(di Stefano Tenedini) C’è voluto meno tempo del previsto, e comunque per molti è una bella sorpresa: la Ferroli sta uscendo dalla crisi e – rimessa in carreggiata con risultati ben superiori alle aspettative – oggi è pronta per tornare sul mercato. Secondo notizie di mercato non smentite il fondo inglese di private equity Attestor, che controlla il 60% della società di San Bonifacio, intende infatti affidare a Lazard la ricerca di un compratore cui cedere l’attività dell’azienda veronese oggi risanata. Attestor, ricorda Il Sole 24 Ore dando voce ai rumors, aveva rilevato nel 2015 il produttore di caldaie di San Bonifacio in una fase molto delicata per la sua stessa sopravvivenza, subentrando nella gestione ai Ferroli. La famiglia finora ha mantenuto il 40%, ma non si conoscono le sue intenzioni rispetto ai futuri azionisti di controllo.
Chi potrebbe subentrare al comando della Ferroli? Troppo presto per dirlo, ma l’azienda in buona salute farebbe gola sia ai fondi che a importanti gruppi industriali multinazionali attivi in Europa ma anche Oltreoceano e in Asia. Attestor aveva rilevato la società – con un investimento di 60 milioni – nello stesso anno della scomparsa del fondatore Dante Ferroli, oltretutto in tempo utile per evitare che venisse concesso il concordato che era stato richiesto. E l’intero sistema economico dell’Est Veronese aveva potuto tirare un sospiro di sollievo: il costo di una chiusura traumatica sarebbe stato altissimo in termini occupazionali e finanziari, considerato, ricorda Il Sole 24 Ore, che per il salvataggio si era mosso tutto il mondo bancario, da MPS al Banco BPM, da Intesa San Paolo a Sparkasse e a Unicredit, Crédit Agricole e Deutsche Bank.

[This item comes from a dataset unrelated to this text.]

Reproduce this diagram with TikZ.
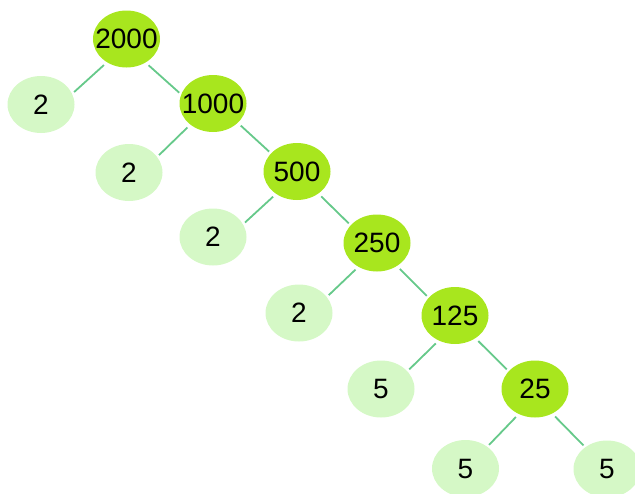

In questo periodo alle porte di San Bonifacio è andato in scena non solo un salvataggio, ma un vero e proprio intervento di politica industriale che ha portato a un sorprendente recupero anche della generazione di valore per gli attuali azionisti e – in prospettiva – per i potenziali acquirenti. Com’è cambiato il rapporto fatturato / Ebitda in pochi anni? Da negativo per 10 milioni, nel 2018 il giro d’affari era di 320 milioni, mentre il margine operativo lordo era di soli 18 milioni, pari a un’incidenza del 5,6%. Il bilancio 2021 si è invece chiuso col raddoppio di questo indicatore: un Ebitda di 40 milioni su un fatturato di 400 milioni circa, pari al 10%. L’esercizio 2022 è previsto in ulteriore miglioramento, grazie a ingenti investimenti in tecnologie innovative, alla transizione energetica ed ecologica e nuovi prodotti come le caldaie alimentate a idrogeno, avanzate rispetto a quelle miste gas naturale-idrogeno.
Questo spiega anche perché la valutazione ipotizzata per la vendita della Ferroli, secondo quanto riferiscono le fonti de L’Adige, è decisamente più alta rispetto alle cifre apparse su Il Sole 24 Ore: non 400 milioni (in base a un multiplo 1:10 del margine operativo lordo come era stata ad esempio quotata Ariston) ma fino a 550-600 milioni con multipli di 14-15 volte l’Ebitda. Un premio di tutto rispetto per un’azienda che un quinquennio fa era data sull’orlo del baratro, con il rischio di perdere 600 lavoratori o anche di più, ingenerando una crisi sociale che si sarebbe riverberata su mezza provincia scaligera. Invece i livelli occupazionali si sono stabilizzati complessivamente a circa 2100 dipendenti, grazie a un incremento della produzione che ha bilanciato i tagli di costi alla ricerca di efficienza. Meriti senz’altro in buona parte da ascrivere all’amministratore delegato Riccardo Garrè, che ha guidato la fase di consolidamento e ripresa dopo essere stato CEO di Acciaierie Beltrame, Saint Gobain e Bormioli Rocco.
Ora l’azienda delle caldaie è in grado di realizzare prodotti in linea con la richiesta di sostenibilità energetica, requisito necessario per competere. Cresciuto sui mercati stranieri a cavallo del 2000, puntando soprattutto sulla Cina, oggi vuole crescere non solo nel riscaldamento ma anche nella ventilazione e nel condizionamento. Non solo a San Bonifacio: la proiezione di Ferroli è ormai globale, con fabbriche sia in Europa (Spagna, Germania) che in Asia (Vietnam e Cina), mentre il network commerciale copre dodici nazioni, potendo contare anche su brand come Isea e Lamborghini Caloreclima.